Aim: Look through the lines below and state how many hold the word "matplotlib". Write only the number.

Raw data:
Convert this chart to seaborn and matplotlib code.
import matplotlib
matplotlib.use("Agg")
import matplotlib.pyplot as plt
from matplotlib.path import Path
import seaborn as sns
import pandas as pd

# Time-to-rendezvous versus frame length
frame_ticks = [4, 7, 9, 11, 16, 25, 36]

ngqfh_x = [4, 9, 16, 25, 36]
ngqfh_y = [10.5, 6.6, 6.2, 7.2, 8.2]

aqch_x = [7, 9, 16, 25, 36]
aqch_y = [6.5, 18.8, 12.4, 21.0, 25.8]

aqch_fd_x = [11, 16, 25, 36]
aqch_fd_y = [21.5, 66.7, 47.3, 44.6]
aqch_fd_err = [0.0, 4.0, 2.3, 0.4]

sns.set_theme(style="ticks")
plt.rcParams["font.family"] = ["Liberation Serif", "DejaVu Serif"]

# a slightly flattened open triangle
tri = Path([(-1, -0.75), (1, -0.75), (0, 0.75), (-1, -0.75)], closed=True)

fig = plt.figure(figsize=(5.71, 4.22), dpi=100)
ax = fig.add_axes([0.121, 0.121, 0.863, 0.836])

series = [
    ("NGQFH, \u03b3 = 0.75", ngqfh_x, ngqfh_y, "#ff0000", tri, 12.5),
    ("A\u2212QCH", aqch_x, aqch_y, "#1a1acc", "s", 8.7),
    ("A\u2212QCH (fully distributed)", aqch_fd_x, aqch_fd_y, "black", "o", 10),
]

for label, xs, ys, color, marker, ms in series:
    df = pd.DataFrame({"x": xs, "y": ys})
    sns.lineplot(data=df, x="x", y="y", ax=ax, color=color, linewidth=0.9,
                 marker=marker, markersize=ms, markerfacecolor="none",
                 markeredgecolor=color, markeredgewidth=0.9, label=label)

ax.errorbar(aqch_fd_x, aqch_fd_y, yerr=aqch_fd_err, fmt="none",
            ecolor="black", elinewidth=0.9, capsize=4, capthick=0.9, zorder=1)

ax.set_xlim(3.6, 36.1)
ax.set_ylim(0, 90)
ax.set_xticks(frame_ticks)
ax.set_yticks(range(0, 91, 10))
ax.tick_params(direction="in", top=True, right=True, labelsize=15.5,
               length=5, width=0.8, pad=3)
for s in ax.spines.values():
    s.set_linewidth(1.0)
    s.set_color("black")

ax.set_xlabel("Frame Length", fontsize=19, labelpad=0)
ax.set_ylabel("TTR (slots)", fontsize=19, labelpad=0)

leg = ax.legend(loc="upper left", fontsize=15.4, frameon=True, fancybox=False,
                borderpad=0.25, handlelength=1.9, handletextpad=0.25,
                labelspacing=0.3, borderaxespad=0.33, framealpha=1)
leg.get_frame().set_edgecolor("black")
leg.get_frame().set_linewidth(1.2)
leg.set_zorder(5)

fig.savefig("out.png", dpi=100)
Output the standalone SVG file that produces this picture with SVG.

--

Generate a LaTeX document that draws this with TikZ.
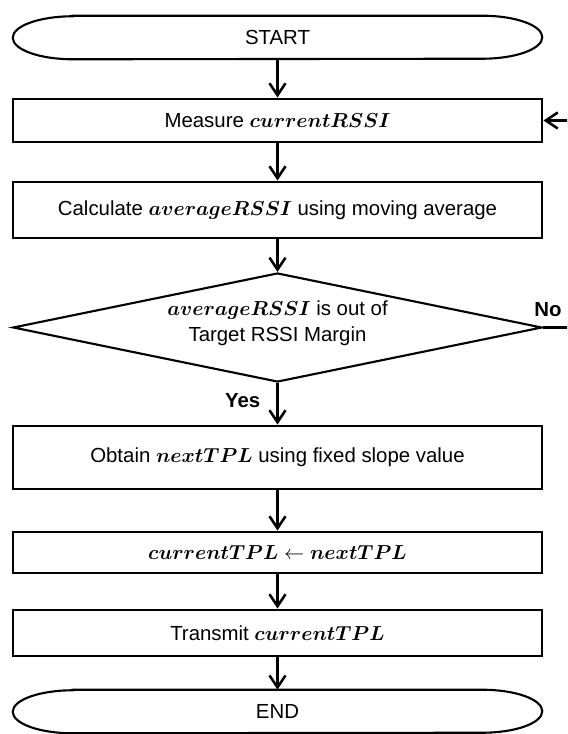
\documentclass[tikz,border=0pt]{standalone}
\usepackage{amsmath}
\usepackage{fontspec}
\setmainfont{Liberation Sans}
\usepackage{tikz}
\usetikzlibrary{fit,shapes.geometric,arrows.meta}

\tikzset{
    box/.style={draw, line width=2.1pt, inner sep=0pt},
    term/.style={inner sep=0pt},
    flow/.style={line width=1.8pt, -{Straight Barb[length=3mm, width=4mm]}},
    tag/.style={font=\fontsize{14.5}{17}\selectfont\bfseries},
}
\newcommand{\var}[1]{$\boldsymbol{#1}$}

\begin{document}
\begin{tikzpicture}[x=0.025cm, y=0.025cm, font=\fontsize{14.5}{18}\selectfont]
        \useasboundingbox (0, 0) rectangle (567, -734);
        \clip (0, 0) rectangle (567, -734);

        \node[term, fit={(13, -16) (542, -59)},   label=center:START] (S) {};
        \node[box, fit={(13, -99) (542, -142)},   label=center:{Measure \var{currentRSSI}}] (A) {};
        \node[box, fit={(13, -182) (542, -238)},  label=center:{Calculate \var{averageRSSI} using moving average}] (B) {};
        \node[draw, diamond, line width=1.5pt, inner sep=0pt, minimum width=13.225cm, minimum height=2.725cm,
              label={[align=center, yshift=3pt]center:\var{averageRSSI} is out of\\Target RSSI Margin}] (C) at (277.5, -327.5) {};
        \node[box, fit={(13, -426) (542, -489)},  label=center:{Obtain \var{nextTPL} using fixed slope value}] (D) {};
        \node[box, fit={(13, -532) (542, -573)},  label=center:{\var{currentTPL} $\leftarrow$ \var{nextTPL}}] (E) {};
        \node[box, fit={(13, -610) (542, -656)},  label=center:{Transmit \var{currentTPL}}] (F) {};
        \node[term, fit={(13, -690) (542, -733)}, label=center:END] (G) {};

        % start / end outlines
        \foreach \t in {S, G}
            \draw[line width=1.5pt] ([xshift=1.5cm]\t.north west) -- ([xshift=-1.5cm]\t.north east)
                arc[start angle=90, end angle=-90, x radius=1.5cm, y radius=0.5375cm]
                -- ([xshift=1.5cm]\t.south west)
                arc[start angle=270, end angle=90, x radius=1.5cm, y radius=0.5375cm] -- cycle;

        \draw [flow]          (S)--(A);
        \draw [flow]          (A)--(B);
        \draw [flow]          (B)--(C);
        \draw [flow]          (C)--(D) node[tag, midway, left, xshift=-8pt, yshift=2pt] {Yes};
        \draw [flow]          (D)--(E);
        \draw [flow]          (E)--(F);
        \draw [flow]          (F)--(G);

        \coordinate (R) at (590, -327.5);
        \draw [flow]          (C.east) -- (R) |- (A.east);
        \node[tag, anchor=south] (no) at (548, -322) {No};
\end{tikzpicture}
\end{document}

--

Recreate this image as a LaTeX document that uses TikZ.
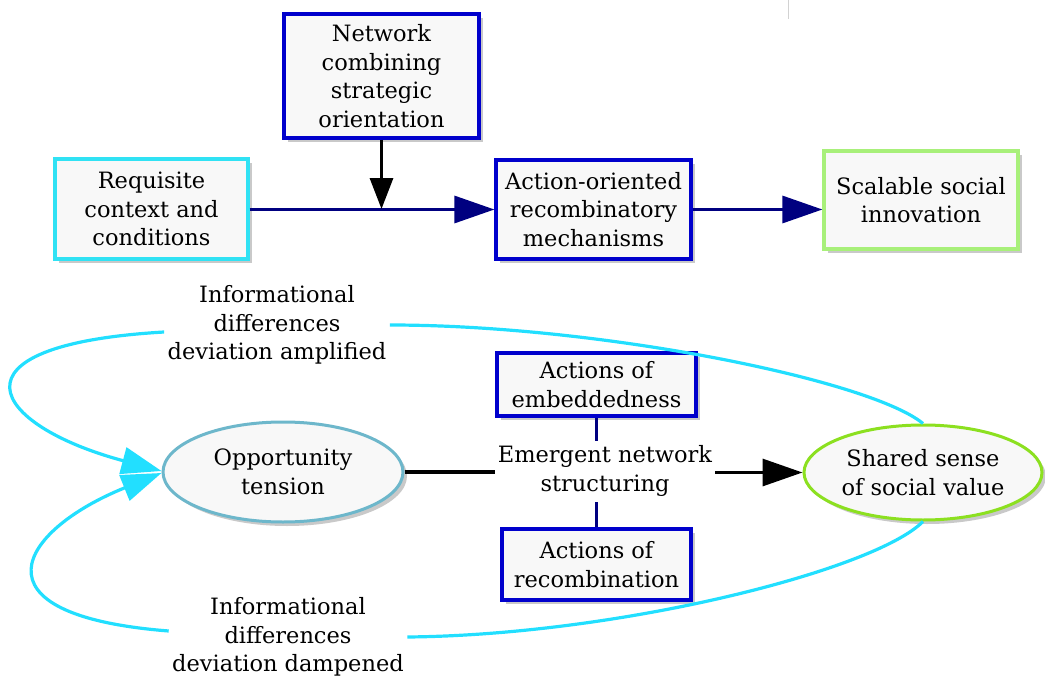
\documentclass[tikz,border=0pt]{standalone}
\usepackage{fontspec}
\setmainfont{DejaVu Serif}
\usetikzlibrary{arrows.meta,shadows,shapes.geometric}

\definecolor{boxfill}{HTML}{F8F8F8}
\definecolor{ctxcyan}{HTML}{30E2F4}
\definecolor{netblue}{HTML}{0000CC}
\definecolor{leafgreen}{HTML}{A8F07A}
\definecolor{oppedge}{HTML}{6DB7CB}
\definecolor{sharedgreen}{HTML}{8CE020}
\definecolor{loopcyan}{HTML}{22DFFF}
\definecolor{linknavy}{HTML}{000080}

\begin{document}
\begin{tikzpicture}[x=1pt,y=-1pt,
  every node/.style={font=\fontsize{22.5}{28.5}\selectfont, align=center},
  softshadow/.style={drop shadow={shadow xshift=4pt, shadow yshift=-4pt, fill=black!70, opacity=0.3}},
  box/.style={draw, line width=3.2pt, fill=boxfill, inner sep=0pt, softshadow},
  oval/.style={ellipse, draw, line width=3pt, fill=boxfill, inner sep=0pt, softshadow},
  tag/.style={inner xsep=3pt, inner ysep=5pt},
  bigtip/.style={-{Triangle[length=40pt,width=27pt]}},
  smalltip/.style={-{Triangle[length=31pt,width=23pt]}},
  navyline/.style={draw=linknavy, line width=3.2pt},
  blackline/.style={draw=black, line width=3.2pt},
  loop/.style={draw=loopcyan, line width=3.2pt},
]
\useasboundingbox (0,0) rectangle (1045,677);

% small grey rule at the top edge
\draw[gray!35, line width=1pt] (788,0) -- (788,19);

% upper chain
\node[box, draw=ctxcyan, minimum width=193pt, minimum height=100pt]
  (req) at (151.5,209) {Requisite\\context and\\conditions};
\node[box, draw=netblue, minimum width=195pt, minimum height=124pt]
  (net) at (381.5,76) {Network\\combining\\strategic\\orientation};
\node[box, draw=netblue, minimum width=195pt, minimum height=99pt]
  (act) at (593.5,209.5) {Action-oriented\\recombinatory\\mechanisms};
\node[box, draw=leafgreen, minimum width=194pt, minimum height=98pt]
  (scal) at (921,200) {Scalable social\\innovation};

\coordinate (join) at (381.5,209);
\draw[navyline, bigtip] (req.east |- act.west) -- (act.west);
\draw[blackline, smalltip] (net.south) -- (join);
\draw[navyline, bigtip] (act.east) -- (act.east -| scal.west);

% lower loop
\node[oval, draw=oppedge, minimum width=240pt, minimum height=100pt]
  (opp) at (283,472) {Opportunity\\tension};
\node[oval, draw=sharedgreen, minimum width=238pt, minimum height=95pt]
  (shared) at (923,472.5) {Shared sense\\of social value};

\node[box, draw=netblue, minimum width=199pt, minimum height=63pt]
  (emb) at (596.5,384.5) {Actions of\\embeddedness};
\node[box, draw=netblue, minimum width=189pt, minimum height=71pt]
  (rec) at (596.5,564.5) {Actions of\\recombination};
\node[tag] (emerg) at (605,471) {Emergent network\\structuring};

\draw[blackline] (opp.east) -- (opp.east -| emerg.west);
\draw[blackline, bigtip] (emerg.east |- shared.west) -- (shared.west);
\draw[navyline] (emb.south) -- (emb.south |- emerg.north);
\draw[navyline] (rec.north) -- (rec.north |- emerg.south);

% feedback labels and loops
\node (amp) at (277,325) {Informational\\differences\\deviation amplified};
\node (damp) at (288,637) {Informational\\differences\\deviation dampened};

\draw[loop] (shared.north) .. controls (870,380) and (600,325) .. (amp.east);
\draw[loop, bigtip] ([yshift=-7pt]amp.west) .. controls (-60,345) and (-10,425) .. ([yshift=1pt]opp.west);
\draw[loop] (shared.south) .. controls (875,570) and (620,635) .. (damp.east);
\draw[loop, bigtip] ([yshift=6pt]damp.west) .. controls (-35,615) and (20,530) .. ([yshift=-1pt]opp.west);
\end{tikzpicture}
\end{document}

Task output: 5